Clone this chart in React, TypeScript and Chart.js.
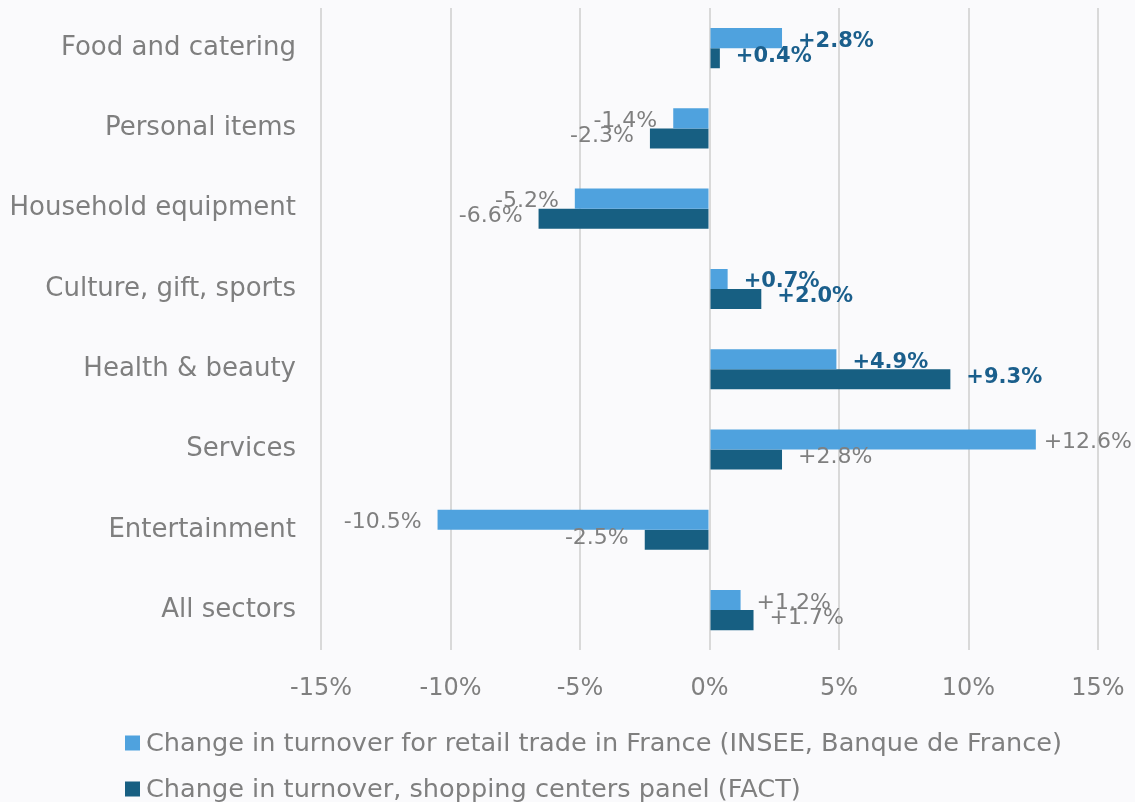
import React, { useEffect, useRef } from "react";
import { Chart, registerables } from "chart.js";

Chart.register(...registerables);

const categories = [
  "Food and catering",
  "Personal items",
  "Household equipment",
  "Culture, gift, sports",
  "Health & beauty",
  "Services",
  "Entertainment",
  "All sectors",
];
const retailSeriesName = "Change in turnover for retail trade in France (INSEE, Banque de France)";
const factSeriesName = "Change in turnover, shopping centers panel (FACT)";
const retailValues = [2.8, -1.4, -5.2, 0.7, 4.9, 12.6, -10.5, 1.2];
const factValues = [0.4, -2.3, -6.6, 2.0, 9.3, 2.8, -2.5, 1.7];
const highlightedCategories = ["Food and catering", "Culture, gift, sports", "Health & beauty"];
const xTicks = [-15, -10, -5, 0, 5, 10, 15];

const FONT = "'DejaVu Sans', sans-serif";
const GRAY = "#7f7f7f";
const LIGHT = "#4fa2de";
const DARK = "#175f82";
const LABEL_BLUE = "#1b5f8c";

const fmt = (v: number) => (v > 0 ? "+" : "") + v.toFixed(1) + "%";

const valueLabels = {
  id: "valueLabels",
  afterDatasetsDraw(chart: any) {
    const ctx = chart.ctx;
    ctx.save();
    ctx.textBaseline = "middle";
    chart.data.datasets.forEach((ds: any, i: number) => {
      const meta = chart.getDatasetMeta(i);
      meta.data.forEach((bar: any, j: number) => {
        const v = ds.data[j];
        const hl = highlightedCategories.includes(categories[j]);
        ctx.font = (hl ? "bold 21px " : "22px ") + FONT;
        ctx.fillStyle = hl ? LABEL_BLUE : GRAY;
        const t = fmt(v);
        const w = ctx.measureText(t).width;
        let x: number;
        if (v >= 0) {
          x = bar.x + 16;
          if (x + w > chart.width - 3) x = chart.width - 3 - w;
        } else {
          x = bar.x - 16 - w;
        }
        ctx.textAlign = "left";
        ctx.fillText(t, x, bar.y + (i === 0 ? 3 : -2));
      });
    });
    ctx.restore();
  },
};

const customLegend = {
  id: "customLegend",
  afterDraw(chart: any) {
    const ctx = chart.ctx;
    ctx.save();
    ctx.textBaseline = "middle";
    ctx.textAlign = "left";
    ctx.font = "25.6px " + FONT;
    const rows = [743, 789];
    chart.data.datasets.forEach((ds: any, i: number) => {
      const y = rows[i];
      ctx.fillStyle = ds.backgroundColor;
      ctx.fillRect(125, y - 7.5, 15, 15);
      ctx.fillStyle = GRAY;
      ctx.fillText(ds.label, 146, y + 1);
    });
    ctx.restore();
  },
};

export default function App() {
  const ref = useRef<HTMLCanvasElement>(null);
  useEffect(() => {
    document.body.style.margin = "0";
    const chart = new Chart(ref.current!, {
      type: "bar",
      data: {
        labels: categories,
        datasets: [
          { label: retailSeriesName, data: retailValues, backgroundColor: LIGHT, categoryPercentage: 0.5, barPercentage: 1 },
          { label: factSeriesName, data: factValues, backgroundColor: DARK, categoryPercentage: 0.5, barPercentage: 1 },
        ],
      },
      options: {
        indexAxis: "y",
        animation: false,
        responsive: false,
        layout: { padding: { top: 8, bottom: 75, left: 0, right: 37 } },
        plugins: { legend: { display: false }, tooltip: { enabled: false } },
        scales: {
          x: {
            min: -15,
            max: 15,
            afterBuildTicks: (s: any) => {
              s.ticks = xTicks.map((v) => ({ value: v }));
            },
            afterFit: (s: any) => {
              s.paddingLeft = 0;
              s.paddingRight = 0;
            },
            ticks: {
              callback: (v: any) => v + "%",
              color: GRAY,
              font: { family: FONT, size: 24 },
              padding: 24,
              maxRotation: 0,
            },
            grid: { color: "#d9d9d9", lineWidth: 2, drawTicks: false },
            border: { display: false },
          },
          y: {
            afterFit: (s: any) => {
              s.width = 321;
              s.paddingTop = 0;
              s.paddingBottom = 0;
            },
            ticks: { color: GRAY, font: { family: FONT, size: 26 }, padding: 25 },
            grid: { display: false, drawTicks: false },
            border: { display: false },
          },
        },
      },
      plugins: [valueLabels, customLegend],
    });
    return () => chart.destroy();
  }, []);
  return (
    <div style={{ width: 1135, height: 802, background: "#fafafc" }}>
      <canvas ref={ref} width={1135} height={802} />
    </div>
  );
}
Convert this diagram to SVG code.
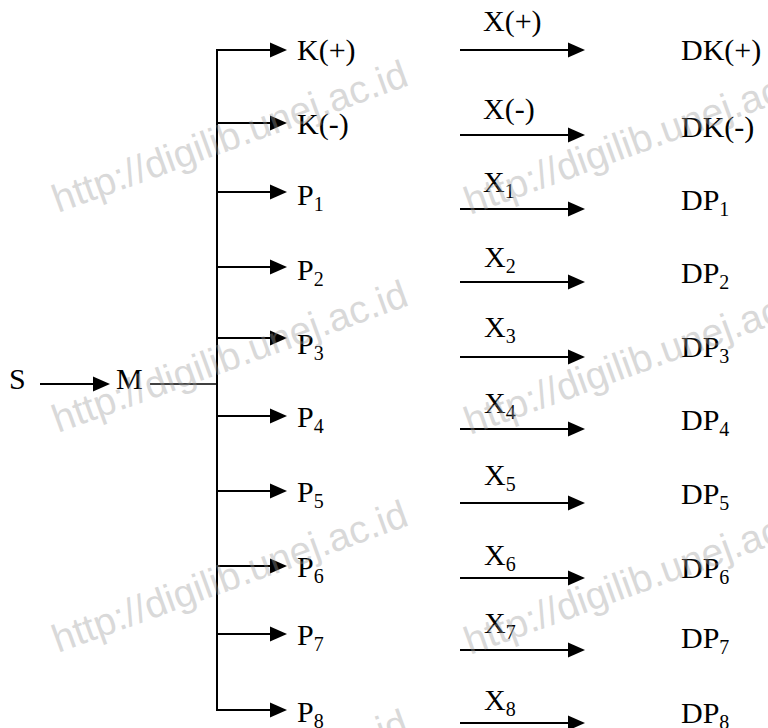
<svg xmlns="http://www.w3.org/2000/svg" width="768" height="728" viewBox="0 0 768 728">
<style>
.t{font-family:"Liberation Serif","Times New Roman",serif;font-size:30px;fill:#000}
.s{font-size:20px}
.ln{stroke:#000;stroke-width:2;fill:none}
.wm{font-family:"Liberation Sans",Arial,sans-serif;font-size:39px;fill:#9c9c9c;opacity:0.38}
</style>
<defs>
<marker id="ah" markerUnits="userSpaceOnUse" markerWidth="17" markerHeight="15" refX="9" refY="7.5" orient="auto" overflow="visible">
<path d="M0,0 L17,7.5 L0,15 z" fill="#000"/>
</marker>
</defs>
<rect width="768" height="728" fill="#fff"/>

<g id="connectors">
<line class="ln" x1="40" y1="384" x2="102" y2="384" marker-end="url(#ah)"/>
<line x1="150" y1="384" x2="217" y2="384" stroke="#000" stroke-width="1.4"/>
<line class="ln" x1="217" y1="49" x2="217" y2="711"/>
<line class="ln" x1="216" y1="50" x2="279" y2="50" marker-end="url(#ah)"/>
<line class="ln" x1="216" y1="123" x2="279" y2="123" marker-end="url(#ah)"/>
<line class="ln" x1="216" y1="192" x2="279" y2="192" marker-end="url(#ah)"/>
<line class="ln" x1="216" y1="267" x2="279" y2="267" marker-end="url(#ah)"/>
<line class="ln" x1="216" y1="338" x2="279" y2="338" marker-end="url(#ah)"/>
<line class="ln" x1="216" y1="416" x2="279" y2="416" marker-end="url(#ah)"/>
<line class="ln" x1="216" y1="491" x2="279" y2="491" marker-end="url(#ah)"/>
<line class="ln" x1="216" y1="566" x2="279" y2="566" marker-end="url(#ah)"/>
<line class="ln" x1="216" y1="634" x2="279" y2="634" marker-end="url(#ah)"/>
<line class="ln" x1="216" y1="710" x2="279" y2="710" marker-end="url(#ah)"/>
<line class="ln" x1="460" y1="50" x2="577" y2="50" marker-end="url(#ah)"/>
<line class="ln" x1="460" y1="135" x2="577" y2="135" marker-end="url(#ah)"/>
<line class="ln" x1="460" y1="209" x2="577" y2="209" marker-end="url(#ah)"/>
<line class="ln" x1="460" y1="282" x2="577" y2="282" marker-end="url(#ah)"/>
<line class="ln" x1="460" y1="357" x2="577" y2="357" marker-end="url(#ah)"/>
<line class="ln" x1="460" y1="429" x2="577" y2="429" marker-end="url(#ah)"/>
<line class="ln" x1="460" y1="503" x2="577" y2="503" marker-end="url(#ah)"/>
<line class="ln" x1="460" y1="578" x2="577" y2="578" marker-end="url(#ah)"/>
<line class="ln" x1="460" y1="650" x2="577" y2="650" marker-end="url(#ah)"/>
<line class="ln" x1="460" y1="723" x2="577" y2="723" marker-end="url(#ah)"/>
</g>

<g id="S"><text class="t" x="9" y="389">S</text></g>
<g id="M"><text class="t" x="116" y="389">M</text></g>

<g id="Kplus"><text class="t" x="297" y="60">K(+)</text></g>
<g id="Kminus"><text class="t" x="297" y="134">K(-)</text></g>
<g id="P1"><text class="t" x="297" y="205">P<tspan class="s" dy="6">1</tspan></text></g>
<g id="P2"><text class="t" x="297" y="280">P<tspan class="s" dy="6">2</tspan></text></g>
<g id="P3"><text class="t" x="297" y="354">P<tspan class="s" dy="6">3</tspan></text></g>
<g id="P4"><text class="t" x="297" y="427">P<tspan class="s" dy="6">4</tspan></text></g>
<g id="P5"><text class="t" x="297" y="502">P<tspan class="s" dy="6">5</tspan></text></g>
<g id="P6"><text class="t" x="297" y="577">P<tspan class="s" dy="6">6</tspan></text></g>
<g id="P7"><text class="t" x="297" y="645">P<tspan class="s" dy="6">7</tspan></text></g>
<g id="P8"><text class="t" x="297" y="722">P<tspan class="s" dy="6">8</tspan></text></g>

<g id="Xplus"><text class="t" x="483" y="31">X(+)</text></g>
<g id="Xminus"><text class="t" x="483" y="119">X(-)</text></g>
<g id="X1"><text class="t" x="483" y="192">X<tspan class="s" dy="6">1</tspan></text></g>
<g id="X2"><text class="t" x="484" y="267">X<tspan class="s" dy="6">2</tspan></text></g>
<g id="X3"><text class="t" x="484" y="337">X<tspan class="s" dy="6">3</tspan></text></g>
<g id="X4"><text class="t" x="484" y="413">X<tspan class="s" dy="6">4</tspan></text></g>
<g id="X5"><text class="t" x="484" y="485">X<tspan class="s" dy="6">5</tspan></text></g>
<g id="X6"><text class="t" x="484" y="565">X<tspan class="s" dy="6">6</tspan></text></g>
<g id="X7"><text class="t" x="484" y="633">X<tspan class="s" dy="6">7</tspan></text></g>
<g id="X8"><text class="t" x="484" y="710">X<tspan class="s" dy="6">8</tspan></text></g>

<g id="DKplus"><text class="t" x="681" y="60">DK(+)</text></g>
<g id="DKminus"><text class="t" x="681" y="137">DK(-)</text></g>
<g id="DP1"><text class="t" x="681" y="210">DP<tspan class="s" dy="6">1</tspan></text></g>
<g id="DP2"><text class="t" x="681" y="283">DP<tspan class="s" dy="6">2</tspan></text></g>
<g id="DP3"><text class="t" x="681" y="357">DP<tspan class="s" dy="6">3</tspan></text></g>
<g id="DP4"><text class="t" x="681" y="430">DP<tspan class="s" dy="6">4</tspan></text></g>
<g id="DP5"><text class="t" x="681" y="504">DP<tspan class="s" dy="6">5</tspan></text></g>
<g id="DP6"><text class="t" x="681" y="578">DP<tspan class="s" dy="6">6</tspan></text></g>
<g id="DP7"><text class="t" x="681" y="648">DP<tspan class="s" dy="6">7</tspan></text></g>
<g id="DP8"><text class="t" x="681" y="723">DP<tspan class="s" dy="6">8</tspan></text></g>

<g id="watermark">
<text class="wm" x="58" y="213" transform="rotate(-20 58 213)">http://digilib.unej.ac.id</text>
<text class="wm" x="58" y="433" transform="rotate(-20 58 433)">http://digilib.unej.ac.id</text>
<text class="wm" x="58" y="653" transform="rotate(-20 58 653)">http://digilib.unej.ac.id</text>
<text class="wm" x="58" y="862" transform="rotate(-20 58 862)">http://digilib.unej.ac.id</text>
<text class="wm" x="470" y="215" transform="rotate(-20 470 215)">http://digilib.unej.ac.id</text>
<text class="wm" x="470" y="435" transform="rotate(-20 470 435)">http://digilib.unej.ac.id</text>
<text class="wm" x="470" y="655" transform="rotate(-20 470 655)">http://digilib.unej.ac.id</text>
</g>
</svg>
========================================================================
- **The request**:
Transcribe the opening line of the listing above, please, and every line after it through the line with "const fmt = (v: number)", word for word, without pictures.

- **Output**:
Clone this chart in React, TypeScript and Chart.js.
import React, { useEffect, useRef } from "react";
import { Chart, registerables } from "chart.js";

Chart.register(...registerables);

const categories = [
  "Food and catering",
  "Personal items",
  "Household equipment",
  "Culture, gift, sports",
  "Health & beauty",
  "Services",
  "Entertainment",
  "All sectors",
];
const retailSeriesName = "Change in turnover for retail trade in France (INSEE, Banque de France)";
const factSeriesName = "Change in turnover, shopping centers panel (FACT)";
const retailValues = [2.8, -1.4, -5.2, 0.7, 4.9, 12.6, -10.5, 1.2];
const factValues = [0.4, -2.3, -6.6, 2.0, 9.3, 2.8, -2.5, 1.7];
const highlightedCategories = ["Food and catering", "Culture, gift, sports", "Health & beauty"];
const xTicks = [-15, -10, -5, 0, 5, 10, 15];

const FONT = "'DejaVu Sans', sans-serif";
const GRAY = "#7f7f7f";
const LIGHT = "#4fa2de";
const DARK = "#175f82";
const LABEL_BLUE = "#1b5f8c";

const fmt = (v: number) => (v > 0 ? "+" : "") + v.toFixed(1) + "%";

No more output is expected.